**GIVEN TASK:** All of the material should be reproduced exactly, with pictures left out.

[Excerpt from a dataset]
>>>>>

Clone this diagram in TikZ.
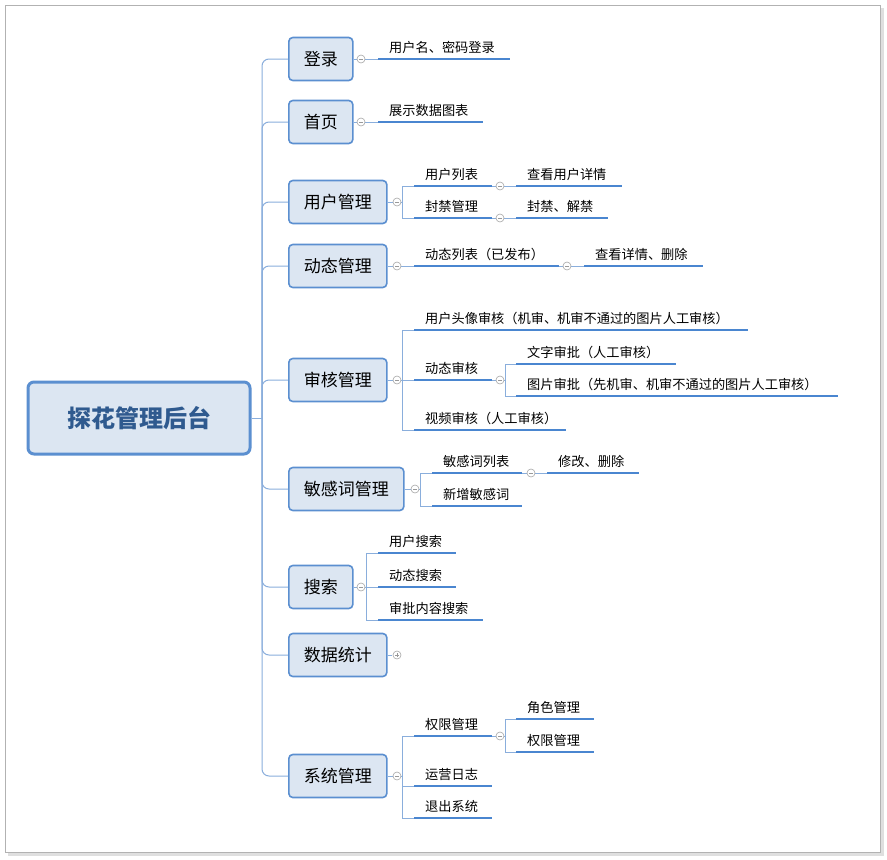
\documentclass[tikz,border=0pt]{standalone}
\usepackage{fontspec}
\setmainfont{Noto Sans CJK SC}
\begin{document}
\definecolor{bfill}{HTML}{DCE6F2}
\definecolor{bdraw}{HTML}{5B8FD0}
\definecolor{uln}{HTML}{4A86D0}
\definecolor{cln}{HTML}{8AAEDC}
\definecolor{rtxt}{HTML}{2F5A8F}
\tikzset{
 l1/.style={draw=bdraw,line width=1.6pt,fill=bfill,rounded corners=4pt,minimum height=43pt,inner xsep=15pt,font=\fontsize{17}{20}\selectfont,anchor=west},
 uline/.style={draw=uln,line width=2.4pt},
 conn/.style={draw=cln,line width=1pt},
 circ/.style={circle,draw=gray!70,fill=white,line width=0.6pt,inner sep=0pt,minimum size=8pt,
   path picture={\draw[gray!80,line width=0.6pt] ([xshift=-2pt]path picture bounding box.center)--([xshift=2pt]path picture bounding box.center);}},
 pcirc/.style={circ,path picture={\draw[gray!80,line width=0.6pt] ([xshift=-2pt]path picture bounding box.center)--([xshift=2pt]path picture bounding box.center) ([yshift=-2pt]path picture bounding box.center)--([yshift=2pt]path picture bounding box.center);}},
 lt/.style={anchor=south west,inner sep=0pt,font=\fontsize{13.2}{15}\selectfont}
}
\newcommand{\lf}[5]{\coordinate (#1-l) at (#2,#4);\coordinate (#1-r) at (#3,#4);
 \draw[uline] (#1-l)--(#1-r);\node[lt] (#1) at (#2+11,#4-5) {#5};}
\begin{tikzpicture}[x=1pt,y=-1pt]
\useasboundingbox (0,0) rectangle (887,860);
\fill[gray!25] (8,8) rectangle (884,856);
\draw[gray!60,fill=white,line width=0.8pt] (5,5) rectangle (880,852);
% root
\node[draw=bdraw,line width=3pt,fill=bfill,rounded corners=6pt,minimum width=222pt,minimum height=72pt,font=\fontsize{24}{28}\selectfont\bfseries,text=rtxt] (root) at (139,418) {探花管理后台};
\coordinate (tr) at (262,418);
\draw[conn] (root.east)--(tr);
% level1
\node[l1] (a) at (288,59) {登录};
\node[l1] (b) at (288,122) {首页};
\node[l1] (c) at (288,202) {用户管理};
\node[l1] (d) at (288,266) {动态管理};
\node[l1] (e) at (288,380) {审核管理};
\node[l1] (f) at (288,489) {敏感词管理};
\node[l1] (g) at (288,587) {搜索};
\node[l1] (h) at (288,655) {数据统计};
\node[l1] (i) at (288,776) {系统管理};
\foreach \n in {a,b,c,d,e,f,g,h,i}{\draw[conn,rounded corners=7pt] (tr) |- (\n.west);}
% leaves
\lf{a1}{378}{510}{59}{用户名、密码登录}
\lf{b1}{378}{483}{122}{展示数据图表}
\lf{c1}{414}{492}{186}{用户列表}
\lf{c2}{414}{492}{218}{封禁管理}
\lf{c11}{516}{622}{186}{查看用户详情}
\lf{c21}{516}{608}{218}{封禁、解禁}
\lf{d1}{414}{559}{266}{动态列表（已发布）}
\lf{d11}{584}{703}{266}{查看详情、删除}
\lf{e1}{414}{748}{330}{用户头像审核（机审、机审不通过的图片人工审核）}
\lf{e2}{414}{492}{380}{动态审核}
\lf{e3}{414}{566}{430}{视频审核（人工审核）}
\lf{e21}{516}{676}{364}{文字审批（人工审核）}
\lf{e22}{516}{838}{396}{图片审批（先机审、机审不通过的图片人工审核）}
\lf{f1}{432}{522}{473}{敏感词列表}
\lf{f2}{432}{522}{506}{新增敏感词}
\lf{f11}{547}{639}{473}{修改、删除}
\lf{g1}{378}{456}{553}{用户搜索}
\lf{g2}{378}{456}{587}{动态搜索}
\lf{g3}{378}{483}{620}{审批内容搜索}
\lf{i1}{414}{492}{736}{权限管理}
\lf{i2}{414}{492}{786}{运营日志}
\lf{i3}{414}{492}{818}{退出系统}
\lf{i11}{516}{594}{719}{角色管理}
\lf{i12}{516}{594}{752}{权限管理}
% junctions
\coordinate (jc) at (402,202);
\coordinate (jc1) at (505,202);
\coordinate (je) at (402,380);
\coordinate (je2) at (505,380);
\coordinate (jf) at (420,489);
\coordinate (jg) at (366,587);
\coordinate (ji) at (402,776);
\coordinate (ji1) at (505,736);
% connectors
\draw[conn] (a.east)--(a1-l);
\draw[conn] (b.east)--(b1-l);
\draw[conn] (c.east)--(jc) (jc)|-(c1-l) (jc)|-(c2-l);
\draw[conn] (c1-r)--(c11-l) (c2-r)--(c21-l);
\draw[conn] (d.east)--(d1-l) (d1-r)--(d11-l);
\draw[conn] (e.east)--(je) (je)|-(e1-l) (je)|-(e2-l) (je)|-(e3-l);
\draw[conn] (e2-r)--(je2) (je2)|-(e21-l) (je2)|-(e22-l);
\draw[conn] (f.east)--(jf) (jf)|-(f1-l) (jf)|-(f2-l) (f1-r)--(f11-l);
\draw[conn] (g.east)--(jg) (jg)|-(g1-l) (jg)|-(g2-l) (jg)|-(g3-l);
\draw[conn] (h.east)--++(4,0);
\draw[conn] (i.east)--(ji) (ji)|-(i1-l) (ji)|-(i2-l) (ji)|-(i3-l);
\draw[conn] (i1-r)--(ji1) (ji1)|-(i11-l) (ji1)|-(i12-l);
% collapse circles
\node[circ] (ca) at (361,59) {};
\node[circ] (cb) at (361,122) {};
\node[circ] (cc) at (397,202) {};
\node[circ] (cc1) at (500,186) {};
\node[circ] (cc2) at (500,218) {};
\node[circ] (cd) at (397,266) {};
\node[circ] (cd1) at (567,266) {};
\node[circ] (ce) at (397,380) {};
\node[circ] (ce2) at (500,380) {};
\node[circ] (cf) at (415,489) {};
\node[circ] (cf1) at (531,473) {};
\node[circ] (cg) at (361,587) {};
\node[pcirc] (ch) at (397,655) {};
\node[circ] (ci) at (397,776) {};
\node[circ] (ci1) at (500,736) {};
\end{tikzpicture}
\end{document}
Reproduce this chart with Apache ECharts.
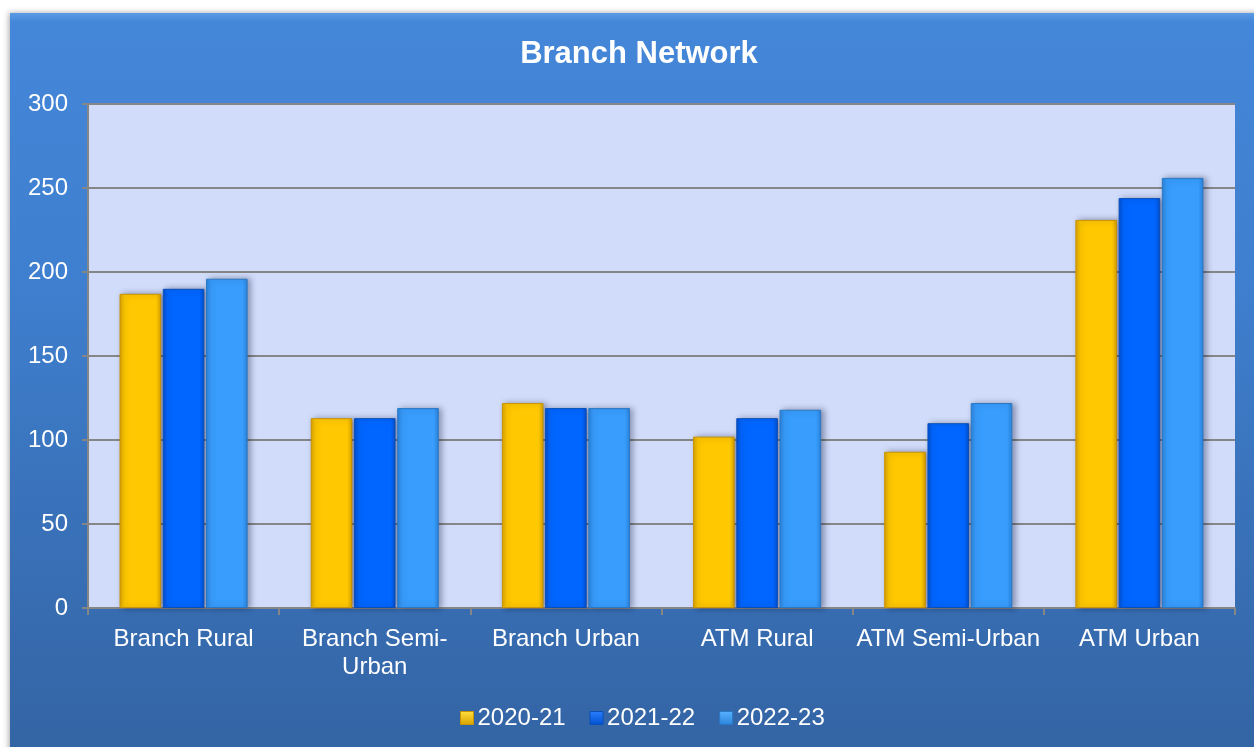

<<<<<

**RESULT OF THE EXERCISE:**
Clone this diagram in TikZ.
\documentclass[tikz,border=0pt]{standalone}
\usepackage{fontspec}
\setmainfont{Noto Sans CJK SC}
\begin{document}
\definecolor{bfill}{HTML}{DCE6F2}
\definecolor{bdraw}{HTML}{5B8FD0}
\definecolor{uln}{HTML}{4A86D0}
\definecolor{cln}{HTML}{8AAEDC}
\definecolor{rtxt}{HTML}{2F5A8F}
\tikzset{
 l1/.style={draw=bdraw,line width=1.6pt,fill=bfill,rounded corners=4pt,minimum height=43pt,inner xsep=15pt,font=\fontsize{17}{20}\selectfont,anchor=west},
 uline/.style={draw=uln,line width=2.4pt},
 conn/.style={draw=cln,line width=1pt},
 circ/.style={circle,draw=gray!70,fill=white,line width=0.6pt,inner sep=0pt,minimum size=8pt,
   path picture={\draw[gray!80,line width=0.6pt] ([xshift=-2pt]path picture bounding box.center)--([xshift=2pt]path picture bounding box.center);}},
 pcirc/.style={circ,path picture={\draw[gray!80,line width=0.6pt] ([xshift=-2pt]path picture bounding box.center)--([xshift=2pt]path picture bounding box.center) ([yshift=-2pt]path picture bounding box.center)--([yshift=2pt]path picture bounding box.center);}},
 lt/.style={anchor=south west,inner sep=0pt,font=\fontsize{13.2}{15}\selectfont}
}
\newcommand{\lf}[5]{\coordinate (#1-l) at (#2,#4);\coordinate (#1-r) at (#3,#4);
 \draw[uline] (#1-l)--(#1-r);\node[lt] (#1) at (#2+11,#4-5) {#5};}
\begin{tikzpicture}[x=1pt,y=-1pt]
\useasboundingbox (0,0) rectangle (887,860);
\fill[gray!25] (8,8) rectangle (884,856);
\draw[gray!60,fill=white,line width=0.8pt] (5,5) rectangle (880,852);
% root
\node[draw=bdraw,line width=3pt,fill=bfill,rounded corners=6pt,minimum width=222pt,minimum height=72pt,font=\fontsize{24}{28}\selectfont\bfseries,text=rtxt] (root) at (139,418) {探花管理后台};
\coordinate (tr) at (262,418);
\draw[conn] (root.east)--(tr);
% level1
\node[l1] (a) at (288,59) {登录};
\node[l1] (b) at (288,122) {首页};
\node[l1] (c) at (288,202) {用户管理};
\node[l1] (d) at (288,266) {动态管理};
\node[l1] (e) at (288,380) {审核管理};
\node[l1] (f) at (288,489) {敏感词管理};
\node[l1] (g) at (288,587) {搜索};
\node[l1] (h) at (288,655) {数据统计};
\node[l1] (i) at (288,776) {系统管理};
\foreach \n in {a,b,c,d,e,f,g,h,i}{\draw[conn,rounded corners=7pt] (tr) |- (\n.west);}
% leaves
\lf{a1}{378}{510}{59}{用户名、密码登录}
\lf{b1}{378}{483}{122}{展示数据图表}
\lf{c1}{414}{492}{186}{用户列表}
\lf{c2}{414}{492}{218}{封禁管理}
\lf{c11}{516}{622}{186}{查看用户详情}
\lf{c21}{516}{608}{218}{封禁、解禁}
\lf{d1}{414}{559}{266}{动态列表（已发布）}
\lf{d11}{584}{703}{266}{查看详情、删除}
\lf{e1}{414}{748}{330}{用户头像审核（机审、机审不通过的图片人工审核）}
\lf{e2}{414}{492}{380}{动态审核}
\lf{e3}{414}{566}{430}{视频审核（人工审核）}
\lf{e21}{516}{676}{364}{文字审批（人工审核）}
\lf{e22}{516}{838}{396}{图片审批（先机审、机审不通过的图片人工审核）}
\lf{f1}{432}{522}{473}{敏感词列表}
\lf{f2}{432}{522}{506}{新增敏感词}
\lf{f11}{547}{639}{473}{修改、删除}
\lf{g1}{378}{456}{553}{用户搜索}
\lf{g2}{378}{456}{587}{动态搜索}
\lf{g3}{378}{483}{620}{审批内容搜索}
\lf{i1}{414}{492}{736}{权限管理}
\lf{i2}{414}{492}{786}{运营日志}
\lf{i3}{414}{492}{818}{退出系统}
\lf{i11}{516}{594}{719}{角色管理}
\lf{i12}{516}{594}{752}{权限管理}
% junctions
\coordinate (jc) at (402,202);
\coordinate (jc1) at (505,202);
\coordinate (je) at (402,380);
\coordinate (je2) at (505,380);
\coordinate (jf) at (420,489);
\coordinate (jg) at (366,587);
\coordinate (ji) at (402,776);
\coordinate (ji1) at (505,736);
% connectors
\draw[conn] (a.east)--(a1-l);
\draw[conn] (b.east)--(b1-l);
\draw[conn] (c.east)--(jc) (jc)|-(c1-l) (jc)|-(c2-l);
\draw[conn] (c1-r)--(c11-l) (c2-r)--(c21-l);
\draw[conn] (d.east)--(d1-l) (d1-r)--(d11-l);
\draw[conn] (e.east)--(je) (je)|-(e1-l) (je)|-(e2-l) (je)|-(e3-l);
\draw[conn] (e2-r)--(je2) (je2)|-(e21-l) (je2)|-(e22-l);
\draw[conn] (f.east)--(jf) (jf)|-(f1-l) (jf)|-(f2-l) (f1-r)--(f11-l);
\draw[conn] (g.east)--(jg) (jg)|-(g1-l) (jg)|-(g2-l) (jg)|-(g3-l);
\draw[conn] (h.east)--++(4,0);
\draw[conn] (i.east)--(ji) (ji)|-(i1-l) (ji)|-(i2-l) (ji)|-(i3-l);
\draw[conn] (i1-r)--(ji1) (ji1)|-(i11-l) (ji1)|-(i12-l);
% collapse circles
\node[circ] (ca) at (361,59) {};
\node[circ] (cb) at (361,122) {};
\node[circ] (cc) at (397,202) {};
\node[circ] (cc1) at (500,186) {};
\node[circ] (cc2) at (500,218) {};
\node[circ] (cd) at (397,266) {};
\node[circ] (cd1) at (567,266) {};
\node[circ] (ce) at (397,380) {};
\node[circ] (ce2) at (500,380) {};
\node[circ] (cf) at (415,489) {};
\node[circ] (cf1) at (531,473) {};
\node[circ] (cg) at (361,587) {};
\node[pcirc] (ch) at (397,655) {};
\node[circ] (ci) at (397,776) {};
\node[circ] (ci1) at (500,736) {};
\end{tikzpicture}
\end{document}
Reproduce this chart with Apache ECharts.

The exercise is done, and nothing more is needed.